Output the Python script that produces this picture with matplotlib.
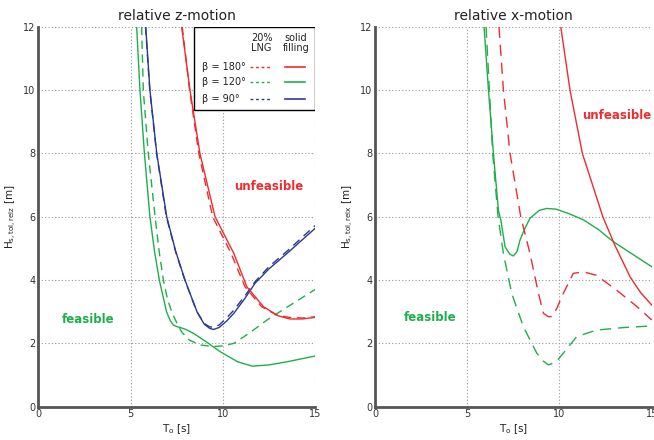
"""Tolerated significant wave height vs. wave period, relative z- and x-motion."""
import matplotlib
matplotlib.use("Agg")
import matplotlib.pyplot as plt
from matplotlib.patches import Rectangle

RED = "#ee2b2f"
GREEN = "#1fae4a"
BLUE = "#2b3a8f"

# ---- relative z-motion (left panel) ----
z_g_solid_x = [5.33, 5.51, 5.75, 6.05, 6.3, 6.56, 6.95, 7.15, 7.32, 7.5, 7.7, 8.0, 8.4, 9.1, 9.85,
               10.8, 11.6, 12.5, 13.5, 15.0]
z_g_solid_y = [12.0, 10.0, 8.0, 6.0, 4.9, 4.0, 3.0, 2.72, 2.58, 2.53, 2.5, 2.44, 2.32, 2.05, 1.74,
               1.42, 1.28, 1.32, 1.42, 1.6]
z_g_dash_x = [5.6, 5.69, 5.96, 6.33, 6.55, 6.78, 7.0, 7.23, 7.5, 7.78, 8.2, 8.76, 9.48, 10.0,
              10.6, 11.5, 12.4, 13.5, 15.0]
z_g_dash_y = [12.0, 10.0, 8.0, 6.0, 4.9, 4.0, 3.4, 3.0, 2.65, 2.35, 2.1, 1.95, 1.9, 1.92,
              2.0, 2.35, 2.74, 3.15, 3.7]
z_b_solid_x = [5.82, 6.05, 6.42, 6.96, 7.45, 7.95, 8.6, 9.0, 9.3, 9.5, 9.8, 10.2, 10.6, 11.2,
               11.75, 12.5, 13.5, 15.0]
z_b_solid_y = [12.0, 10.0, 8.0, 6.0, 4.9, 4.0, 3.0, 2.6, 2.47, 2.44, 2.5, 2.7, 2.95, 3.42,
               3.9, 4.35, 4.85, 5.63]
z_b_dash_x = [5.81, 6.04, 6.41, 6.94, 7.44, 7.94, 8.59, 8.99, 9.29, 9.5, 9.8, 10.2, 10.6, 11.2,
              11.75, 12.5, 13.5, 15.0]
z_b_dash_y = [12.0, 10.0, 8.0, 6.0, 4.9, 4.0, 3.0, 2.63, 2.52, 2.51, 2.58, 2.8, 3.05, 3.5,
              3.95, 4.42, 4.92, 5.72]
z_r_solid_x = [7.77, 8.22, 8.76, 9.58, 10.6, 11.3, 12.2, 13.0, 13.64, 14.3, 15.0]
z_r_solid_y = [12.0, 10.0, 8.0, 6.0, 4.84, 3.79, 3.16, 2.87, 2.77, 2.77, 2.82]
z_r_dash_x = [7.8, 8.2, 8.7, 9.45, 10.45, 11.2, 12.1, 12.9, 13.6, 14.3, 15.0]
z_r_dash_y = [12.0, 10.0, 8.0, 6.0, 4.84, 3.79, 3.16, 2.9, 2.82, 2.8, 2.84]

# ---- relative x-motion (right panel) ----
x_g_solid_x = [5.91, 6.15, 6.42, 6.69, 6.82, 7.05, 7.3, 7.5, 7.7, 7.86, 8.1, 8.4, 8.9, 9.3,
               9.8, 10.5, 11.3, 12.1, 12.92, 14.0, 15.0]
x_g_solid_y = [12.0, 10.0, 8.0, 6.2, 5.9, 5.05, 4.82, 4.76, 4.9, 5.26, 5.6, 5.95, 6.2, 6.26,
               6.24, 6.1, 5.9, 5.6, 5.21, 4.8, 4.42]
x_g_dash_x = [6.02, 6.2, 6.38, 6.67, 6.96, 7.41, 8.04, 8.77, 9.1, 9.4, 9.8, 10.21, 10.93,
              12.0, 13.5, 15.0]
x_g_dash_y = [12.0, 10.0, 8.0, 6.0, 4.84, 3.58, 2.53, 1.69, 1.45, 1.32, 1.4, 1.69, 2.21,
              2.42, 2.5, 2.55]
x_r_dash_x = [6.72, 6.96, 7.32, 7.9, 8.4, 8.86, 9.13, 9.4, 9.6, 9.85, 10.21, 10.75, 11.3,
              12.0, 13.1, 14.2, 15.0]
x_r_dash_y = [12.0, 10.0, 8.0, 6.0, 4.84, 3.58, 2.95, 2.84, 2.85, 3.1, 3.58, 4.21, 4.26,
              4.15, 3.68, 3.16, 2.74]
x_r_solid_x = [10.07, 10.57, 11.24, 12.35, 13.0, 13.83, 14.4, 15.0]
x_r_solid_y = [12.0, 10.0, 8.0, 6.0, 5.1, 4.1, 3.6, 3.21]

DASH = (0, (6, 4))

fig = plt.figure(figsize=(6.54, 4.4), dpi=100, facecolor="white")
axL = fig.add_axes([0.0586, 0.0757, 0.4231, 0.8636])
axR = fig.add_axes([0.5734, 0.0757, 0.4231, 0.8636])


def style(ax, title, ylab):
    ax.set_xlim(0, 15)
    ax.set_ylim(0, 12)
    ax.set_xticks([0, 5, 10, 15])
    ax.set_yticks([0, 2, 4, 6, 8, 10, 12])
    ax.grid(True, ls=(0, (1, 2)), color="#999999", lw=0.8)
    ax.tick_params(length=0, labelsize=7, colors="#333333", pad=2)
    for s in ["top", "right"]:
        ax.spines[s].set_visible(False)
    for s in ["left", "bottom"]:
        ax.spines[s].set_color("#555555")
        ax.spines[s].set_linewidth(2)
    ax.set_title(title, fontsize=10, color="#222222", pad=5)
    ax.set_xlabel(r"T$_\mathrm{o}$ [s]", fontsize=7.5, color="#222222", labelpad=2)
    ax.set_ylabel(ylab, fontsize=7.5, color="#222222", labelpad=3)


style(axL, "relative z-motion", r"H$_\mathrm{s,tol,relz}$ [m]")
style(axR, "relative x-motion", r"H$_\mathrm{s,tol,relx}$ [m]")

# left panel curves
axL.plot(z_g_solid_x, z_g_solid_y, color=GREEN, lw=1)
axL.plot(z_g_dash_x, z_g_dash_y, color=GREEN, lw=1, ls=DASH)
axL.plot(z_b_solid_x, z_b_solid_y, color=BLUE, lw=1)
axL.plot(z_b_dash_x, z_b_dash_y, color=BLUE, lw=1, ls=DASH)
axL.plot(z_r_solid_x, z_r_solid_y, color=RED, lw=1)
axL.plot(z_r_dash_x, z_r_dash_y, color=RED, lw=1, ls=DASH)

axL.text(12.5, 6.94, "unfeasible", color=RED, fontsize=8.5, fontweight="bold",
         ha="center", va="center")
axL.text(2.71, 2.74, "feasible", color=GREEN, fontsize=8.5, fontweight="bold",
         ha="center", va="center")

# legend box drawn by hand
tr = axL.transAxes
axL.add_patch(Rectangle((0.563, 0.78), 0.437, 0.22, transform=tr, fill=True,
                        facecolor="white", edgecolor="black", lw=1, zorder=5))
axL.text(0.807, 0.956, "20%\nLNG", transform=tr, ha="center", va="center",
         fontsize=7, color="#222222", linespacing=1.0, zorder=6)
axL.text(0.932, 0.956, "solid\nfilling", transform=tr, ha="center", va="center",
         fontsize=7, color="#222222", linespacing=1.0, zorder=6)
for yy, lab, c in [(0.895, "β = 180°", RED), (0.854, "β = 120°", GREEN), (0.81, "β = 90°", BLUE)]:
    axL.text(0.59, yy, lab, transform=tr, ha="left", va="center", fontsize=7,
             color="#222222", zorder=6)
    axL.plot([0.765, 0.838], [yy, yy], transform=tr, color=c, lw=1, ls=(0, (2, 2)), zorder=6)
    axL.plot([0.892, 0.965], [yy, yy], transform=tr, color=c, lw=1.2, zorder=6)

# right panel curves
axR.plot(x_g_solid_x, x_g_solid_y, color=GREEN, lw=1)
axR.plot(x_g_dash_x, x_g_dash_y, color=GREEN, lw=1, ls=(0, (8, 5)))
axR.plot(x_r_solid_x, x_r_solid_y, color=RED, lw=1)
axR.plot(x_r_dash_x, x_r_dash_y, color=RED, lw=1, ls=(0, (8, 5)))

axR.text(13.1, 9.19, "unfeasible", color=RED, fontsize=8.5, fontweight="bold",
         ha="center", va="center")
axR.text(2.98, 2.82, "feasible", color=GREEN, fontsize=8.5, fontweight="bold",
         ha="center", va="center")

fig.savefig("out.png", dpi=100)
* * * * *
Write out again exactly the lines from the start of the data above through the line containing "from matplotlib.patches import Rectangle", inclusive, excluding any pictures.

Output the Python script that produces this picture with matplotlib.
"""Tolerated significant wave height vs. wave period, relative z- and x-motion."""
import matplotlib
matplotlib.use("Agg")
import matplotlib.pyplot as plt
from matplotlib.patches import Rectangle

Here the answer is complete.